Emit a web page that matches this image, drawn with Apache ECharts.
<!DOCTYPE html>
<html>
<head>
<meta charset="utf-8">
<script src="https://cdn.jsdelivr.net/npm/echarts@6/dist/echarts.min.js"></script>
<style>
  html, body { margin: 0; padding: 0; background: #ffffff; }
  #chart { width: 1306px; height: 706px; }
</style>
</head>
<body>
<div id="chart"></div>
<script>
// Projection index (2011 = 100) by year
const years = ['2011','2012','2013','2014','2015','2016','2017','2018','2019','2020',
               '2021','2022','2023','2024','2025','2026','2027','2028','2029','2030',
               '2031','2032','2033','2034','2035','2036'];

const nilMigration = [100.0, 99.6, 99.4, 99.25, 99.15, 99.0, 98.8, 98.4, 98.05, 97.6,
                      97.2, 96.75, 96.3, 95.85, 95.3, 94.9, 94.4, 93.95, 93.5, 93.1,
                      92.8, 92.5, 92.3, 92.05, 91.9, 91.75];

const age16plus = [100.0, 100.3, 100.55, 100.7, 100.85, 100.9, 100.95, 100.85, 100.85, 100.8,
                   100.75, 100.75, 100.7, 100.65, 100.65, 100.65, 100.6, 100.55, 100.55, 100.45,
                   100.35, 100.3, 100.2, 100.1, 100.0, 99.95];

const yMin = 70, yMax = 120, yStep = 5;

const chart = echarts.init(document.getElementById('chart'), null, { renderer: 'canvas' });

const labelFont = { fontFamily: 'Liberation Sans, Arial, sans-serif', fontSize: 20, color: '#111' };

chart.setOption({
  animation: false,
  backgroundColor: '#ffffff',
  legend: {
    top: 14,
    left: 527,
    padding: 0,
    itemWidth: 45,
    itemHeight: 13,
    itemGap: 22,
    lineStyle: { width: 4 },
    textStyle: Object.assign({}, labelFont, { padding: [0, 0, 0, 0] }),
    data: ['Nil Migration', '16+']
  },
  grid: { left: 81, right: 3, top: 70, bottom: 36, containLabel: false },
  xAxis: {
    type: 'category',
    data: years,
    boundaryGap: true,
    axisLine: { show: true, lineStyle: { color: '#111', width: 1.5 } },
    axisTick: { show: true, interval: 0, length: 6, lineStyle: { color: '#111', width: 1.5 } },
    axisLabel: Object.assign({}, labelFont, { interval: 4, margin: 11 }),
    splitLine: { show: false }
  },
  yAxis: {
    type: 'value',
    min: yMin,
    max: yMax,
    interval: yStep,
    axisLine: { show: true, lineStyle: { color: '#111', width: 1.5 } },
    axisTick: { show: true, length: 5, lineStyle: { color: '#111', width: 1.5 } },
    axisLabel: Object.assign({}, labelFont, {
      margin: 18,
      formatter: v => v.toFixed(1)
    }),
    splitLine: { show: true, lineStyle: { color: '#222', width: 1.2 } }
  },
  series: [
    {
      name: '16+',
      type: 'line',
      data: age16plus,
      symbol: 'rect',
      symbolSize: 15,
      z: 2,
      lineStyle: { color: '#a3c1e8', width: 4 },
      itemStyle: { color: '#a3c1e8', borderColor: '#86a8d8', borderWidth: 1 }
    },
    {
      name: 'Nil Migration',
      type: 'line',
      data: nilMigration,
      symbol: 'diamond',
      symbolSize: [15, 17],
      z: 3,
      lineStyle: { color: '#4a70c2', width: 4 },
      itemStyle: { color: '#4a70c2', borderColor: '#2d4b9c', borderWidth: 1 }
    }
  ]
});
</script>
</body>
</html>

▶ **What the task requires**
Quote each line of the data above exactly as written.

▶ **Task output**
Emit a web page that matches this image, drawn with Apache ECharts.
<!DOCTYPE html>
<html>
<head>
<meta charset="utf-8">
<script src="https://cdn.jsdelivr.net/npm/echarts@6/dist/echarts.min.js"></script>
<style>
  html, body { margin: 0; padding: 0; background: #ffffff; }
  #chart { width: 1306px; height: 706px; }
</style>
</head>
<body>
<div id="chart"></div>
<script>
// Projection index (2011 = 100) by year
const years = ['2011','2012','2013','2014','2015','2016','2017','2018','2019','2020',
               '2021','2022','2023','2024','2025','2026','2027','2028','2029','2030',
               '2031','2032','2033','2034','2035','2036'];

const nilMigration = [100.0, 99.6, 99.4, 99.25, 99.15, 99.0, 98.8, 98.4, 98.05, 97.6,
                      97.2, 96.75, 96.3, 95.85, 95.3, 94.9, 94.4, 93.95, 93.5, 93.1,
                      92.8, 92.5, 92.3, 92.05, 91.9, 91.75];

const age16plus = [100.0, 100.3, 100.55, 100.7, 100.85, 100.9, 100.95, 100.85, 100.85, 100.8,
                   100.75, 100.75, 100.7, 100.65, 100.65, 100.65, 100.6, 100.55, 100.55, 100.45,
                   100.35, 100.3, 100.2, 100.1, 100.0, 99.95];

const yMin = 70, yMax = 120, yStep = 5;

const chart = echarts.init(document.getElementById('chart'), null, { renderer: 'canvas' });

const labelFont = { fontFamily: 'Liberation Sans, Arial, sans-serif', fontSize: 20, color: '#111' };

chart.setOption({
  animation: false,
  backgroundColor: '#ffffff',
  legend: {
    top: 14,
    left: 527,
    padding: 0,
    itemWidth: 45,
    itemHeight: 13,
    itemGap: 22,
    lineStyle: { width: 4 },
    textStyle: Object.assign({}, labelFont, { padding: [0, 0, 0, 0] }),
    data: ['Nil Migration', '16+']
  },
  grid: { left: 81, right: 3, top: 70, bottom: 36, containLabel: false },
  xAxis: {
    type: 'category',
    data: years,
    boundaryGap: true,
    axisLine: { show: true, lineStyle: { color: '#111', width: 1.5 } },
    axisTick: { show: true, interval: 0, length: 6, lineStyle: { color: '#111', width: 1.5 } },
    axisLabel: Object.assign({}, labelFont, { interval: 4, margin: 11 }),
    splitLine: { show: false }
  },
  yAxis: {
    type: 'value',
    min: yMin,
    max: yMax,
    interval: yStep,
    axisLine: { show: true, lineStyle: { color: '#111', width: 1.5 } },
    axisTick: { show: true, length: 5, lineStyle: { color: '#111', width: 1.5 } },
    axisLabel: Object.assign({}, labelFont, {
      margin: 18,
      formatter: v => v.toFixed(1)
    }),
    splitLine: { show: true, lineStyle: { color: '#222', width: 1.2 } }
  },
  series: [
    {
      name: '16+',
      type: 'line',
      data: age16plus,
      symbol: 'rect',
      symbolSize: 15,
      z: 2,
      lineStyle: { color: '#a3c1e8', width: 4 },
      itemStyle: { color: '#a3c1e8', borderColor: '#86a8d8', borderWidth: 1 }
    },
    {
      name: 'Nil Migration',
      type: 'line',
      data: nilMigration,
      symbol: 'diamond',
      symbolSize: [15, 17],
      z: 3,
      lineStyle: { color: '#4a70c2', width: 4 },
      itemStyle: { color: '#4a70c2', borderColor: '#2d4b9c', borderWidth: 1 }
    }
  ]
});
</script>
</body>
</html>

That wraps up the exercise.